EXERCISE TASK: Below you will find a set of lines. Repeat them all exactly.

--- Begin DATA ---

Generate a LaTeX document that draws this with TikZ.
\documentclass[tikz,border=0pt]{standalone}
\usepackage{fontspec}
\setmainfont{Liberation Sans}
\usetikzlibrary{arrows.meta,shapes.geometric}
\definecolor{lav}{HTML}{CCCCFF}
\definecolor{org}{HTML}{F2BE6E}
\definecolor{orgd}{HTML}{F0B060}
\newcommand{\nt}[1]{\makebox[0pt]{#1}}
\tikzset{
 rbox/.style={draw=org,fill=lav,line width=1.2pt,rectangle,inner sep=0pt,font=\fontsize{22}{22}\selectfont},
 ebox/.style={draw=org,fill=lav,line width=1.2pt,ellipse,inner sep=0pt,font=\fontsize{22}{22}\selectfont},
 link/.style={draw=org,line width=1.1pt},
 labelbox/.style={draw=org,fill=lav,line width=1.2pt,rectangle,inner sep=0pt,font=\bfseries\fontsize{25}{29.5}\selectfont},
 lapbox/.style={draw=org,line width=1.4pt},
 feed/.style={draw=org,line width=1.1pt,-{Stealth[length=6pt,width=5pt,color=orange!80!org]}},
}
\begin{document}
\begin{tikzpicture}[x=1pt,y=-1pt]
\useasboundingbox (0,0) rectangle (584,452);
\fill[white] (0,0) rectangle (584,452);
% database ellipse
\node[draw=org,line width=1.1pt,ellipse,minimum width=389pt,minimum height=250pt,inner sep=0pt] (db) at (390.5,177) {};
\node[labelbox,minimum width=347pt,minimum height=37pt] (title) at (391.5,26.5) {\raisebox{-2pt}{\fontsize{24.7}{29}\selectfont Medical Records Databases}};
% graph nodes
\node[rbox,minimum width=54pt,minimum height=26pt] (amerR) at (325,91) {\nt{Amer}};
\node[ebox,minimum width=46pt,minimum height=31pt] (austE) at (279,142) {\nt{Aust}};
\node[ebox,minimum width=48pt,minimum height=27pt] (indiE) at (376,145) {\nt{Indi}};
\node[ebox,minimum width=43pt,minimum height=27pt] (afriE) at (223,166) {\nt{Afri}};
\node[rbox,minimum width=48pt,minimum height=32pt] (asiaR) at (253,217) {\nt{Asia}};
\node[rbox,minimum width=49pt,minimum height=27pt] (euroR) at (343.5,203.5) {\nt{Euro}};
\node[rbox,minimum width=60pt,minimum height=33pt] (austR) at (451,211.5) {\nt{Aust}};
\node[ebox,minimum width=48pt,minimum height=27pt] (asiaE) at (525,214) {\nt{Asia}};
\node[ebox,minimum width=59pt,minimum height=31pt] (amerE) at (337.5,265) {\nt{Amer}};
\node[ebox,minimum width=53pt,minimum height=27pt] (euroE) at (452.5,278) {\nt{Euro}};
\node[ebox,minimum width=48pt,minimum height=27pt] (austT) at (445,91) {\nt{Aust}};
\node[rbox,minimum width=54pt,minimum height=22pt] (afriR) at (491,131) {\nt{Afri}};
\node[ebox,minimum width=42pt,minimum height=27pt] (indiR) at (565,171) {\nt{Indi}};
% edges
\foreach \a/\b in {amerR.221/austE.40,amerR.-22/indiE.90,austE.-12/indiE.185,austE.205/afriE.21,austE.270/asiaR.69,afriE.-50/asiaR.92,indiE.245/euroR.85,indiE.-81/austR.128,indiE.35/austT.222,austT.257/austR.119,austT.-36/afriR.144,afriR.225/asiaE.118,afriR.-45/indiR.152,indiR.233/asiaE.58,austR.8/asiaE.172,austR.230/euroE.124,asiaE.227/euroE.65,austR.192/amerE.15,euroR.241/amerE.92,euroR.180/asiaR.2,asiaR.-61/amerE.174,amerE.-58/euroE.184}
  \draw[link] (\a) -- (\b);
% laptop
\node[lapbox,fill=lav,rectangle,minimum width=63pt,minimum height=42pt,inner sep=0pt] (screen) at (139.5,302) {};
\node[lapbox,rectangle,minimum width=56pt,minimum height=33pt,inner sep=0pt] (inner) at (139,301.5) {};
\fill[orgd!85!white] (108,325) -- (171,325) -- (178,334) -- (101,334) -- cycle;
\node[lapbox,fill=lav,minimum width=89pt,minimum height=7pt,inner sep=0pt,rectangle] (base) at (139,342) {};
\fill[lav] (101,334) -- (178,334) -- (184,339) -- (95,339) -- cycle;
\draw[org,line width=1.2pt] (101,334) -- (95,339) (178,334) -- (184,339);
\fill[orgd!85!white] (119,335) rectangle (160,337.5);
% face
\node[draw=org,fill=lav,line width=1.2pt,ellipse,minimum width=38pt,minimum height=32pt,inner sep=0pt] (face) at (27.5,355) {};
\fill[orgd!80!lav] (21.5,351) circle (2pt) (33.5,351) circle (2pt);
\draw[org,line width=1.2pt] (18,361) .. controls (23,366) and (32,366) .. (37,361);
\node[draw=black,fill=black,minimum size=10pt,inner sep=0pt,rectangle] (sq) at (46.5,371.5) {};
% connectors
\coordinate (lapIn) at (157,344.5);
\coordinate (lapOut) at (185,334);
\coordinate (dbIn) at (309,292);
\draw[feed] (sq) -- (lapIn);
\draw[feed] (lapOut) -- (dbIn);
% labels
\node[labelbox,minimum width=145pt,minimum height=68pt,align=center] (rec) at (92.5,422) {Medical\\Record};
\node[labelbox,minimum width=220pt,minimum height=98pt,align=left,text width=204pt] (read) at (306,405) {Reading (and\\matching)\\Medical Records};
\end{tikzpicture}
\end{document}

--- End DATA ---

EXERCISE OUTPUT:
Generate a LaTeX document that draws this with TikZ.
\documentclass[tikz,border=0pt]{standalone}
\usepackage{fontspec}
\setmainfont{Liberation Sans}
\usetikzlibrary{arrows.meta,shapes.geometric}
\definecolor{lav}{HTML}{CCCCFF}
\definecolor{org}{HTML}{F2BE6E}
\definecolor{orgd}{HTML}{F0B060}
\newcommand{\nt}[1]{\makebox[0pt]{#1}}
\tikzset{
 rbox/.style={draw=org,fill=lav,line width=1.2pt,rectangle,inner sep=0pt,font=\fontsize{22}{22}\selectfont},
 ebox/.style={draw=org,fill=lav,line width=1.2pt,ellipse,inner sep=0pt,font=\fontsize{22}{22}\selectfont},
 link/.style={draw=org,line width=1.1pt},
 labelbox/.style={draw=org,fill=lav,line width=1.2pt,rectangle,inner sep=0pt,font=\bfseries\fontsize{25}{29.5}\selectfont},
 lapbox/.style={draw=org,line width=1.4pt},
 feed/.style={draw=org,line width=1.1pt,-{Stealth[length=6pt,width=5pt,color=orange!80!org]}},
}
\begin{document}
\begin{tikzpicture}[x=1pt,y=-1pt]
\useasboundingbox (0,0) rectangle (584,452);
\fill[white] (0,0) rectangle (584,452);
% database ellipse
\node[draw=org,line width=1.1pt,ellipse,minimum width=389pt,minimum height=250pt,inner sep=0pt] (db) at (390.5,177) {};
\node[labelbox,minimum width=347pt,minimum height=37pt] (title) at (391.5,26.5) {\raisebox{-2pt}{\fontsize{24.7}{29}\selectfont Medical Records Databases}};
% graph nodes
\node[rbox,minimum width=54pt,minimum height=26pt] (amerR) at (325,91) {\nt{Amer}};
\node[ebox,minimum width=46pt,minimum height=31pt] (austE) at (279,142) {\nt{Aust}};
\node[ebox,minimum width=48pt,minimum height=27pt] (indiE) at (376,145) {\nt{Indi}};
\node[ebox,minimum width=43pt,minimum height=27pt] (afriE) at (223,166) {\nt{Afri}};
\node[rbox,minimum width=48pt,minimum height=32pt] (asiaR) at (253,217) {\nt{Asia}};
\node[rbox,minimum width=49pt,minimum height=27pt] (euroR) at (343.5,203.5) {\nt{Euro}};
\node[rbox,minimum width=60pt,minimum height=33pt] (austR) at (451,211.5) {\nt{Aust}};
\node[ebox,minimum width=48pt,minimum height=27pt] (asiaE) at (525,214) {\nt{Asia}};
\node[ebox,minimum width=59pt,minimum height=31pt] (amerE) at (337.5,265) {\nt{Amer}};
\node[ebox,minimum width=53pt,minimum height=27pt] (euroE) at (452.5,278) {\nt{Euro}};
\node[ebox,minimum width=48pt,minimum height=27pt] (austT) at (445,91) {\nt{Aust}};
\node[rbox,minimum width=54pt,minimum height=22pt] (afriR) at (491,131) {\nt{Afri}};
\node[ebox,minimum width=42pt,minimum height=27pt] (indiR) at (565,171) {\nt{Indi}};
% edges
\foreach \a/\b in {amerR.221/austE.40,amerR.-22/indiE.90,austE.-12/indiE.185,austE.205/afriE.21,austE.270/asiaR.69,afriE.-50/asiaR.92,indiE.245/euroR.85,indiE.-81/austR.128,indiE.35/austT.222,austT.257/austR.119,austT.-36/afriR.144,afriR.225/asiaE.118,afriR.-45/indiR.152,indiR.233/asiaE.58,austR.8/asiaE.172,austR.230/euroE.124,asiaE.227/euroE.65,austR.192/amerE.15,euroR.241/amerE.92,euroR.180/asiaR.2,asiaR.-61/amerE.174,amerE.-58/euroE.184}
  \draw[link] (\a) -- (\b);
% laptop
\node[lapbox,fill=lav,rectangle,minimum width=63pt,minimum height=42pt,inner sep=0pt] (screen) at (139.5,302) {};
\node[lapbox,rectangle,minimum width=56pt,minimum height=33pt,inner sep=0pt] (inner) at (139,301.5) {};
\fill[orgd!85!white] (108,325) -- (171,325) -- (178,334) -- (101,334) -- cycle;
\node[lapbox,fill=lav,minimum width=89pt,minimum height=7pt,inner sep=0pt,rectangle] (base) at (139,342) {};
\fill[lav] (101,334) -- (178,334) -- (184,339) -- (95,339) -- cycle;
\draw[org,line width=1.2pt] (101,334) -- (95,339) (178,334) -- (184,339);
\fill[orgd!85!white] (119,335) rectangle (160,337.5);
% face
\node[draw=org,fill=lav,line width=1.2pt,ellipse,minimum width=38pt,minimum height=32pt,inner sep=0pt] (face) at (27.5,355) {};
\fill[orgd!80!lav] (21.5,351) circle (2pt) (33.5,351) circle (2pt);
\draw[org,line width=1.2pt] (18,361) .. controls (23,366) and (32,366) .. (37,361);
\node[draw=black,fill=black,minimum size=10pt,inner sep=0pt,rectangle] (sq) at (46.5,371.5) {};
% connectors
\coordinate (lapIn) at (157,344.5);
\coordinate (lapOut) at (185,334);
\coordinate (dbIn) at (309,292);
\draw[feed] (sq) -- (lapIn);
\draw[feed] (lapOut) -- (dbIn);
% labels
\node[labelbox,minimum width=145pt,minimum height=68pt,align=center] (rec) at (92.5,422) {Medical\\Record};
\node[labelbox,minimum width=220pt,minimum height=98pt,align=left,text width=204pt] (read) at (306,405) {Reading (and\\matching)\\Medical Records};
\end{tikzpicture}
\end{document}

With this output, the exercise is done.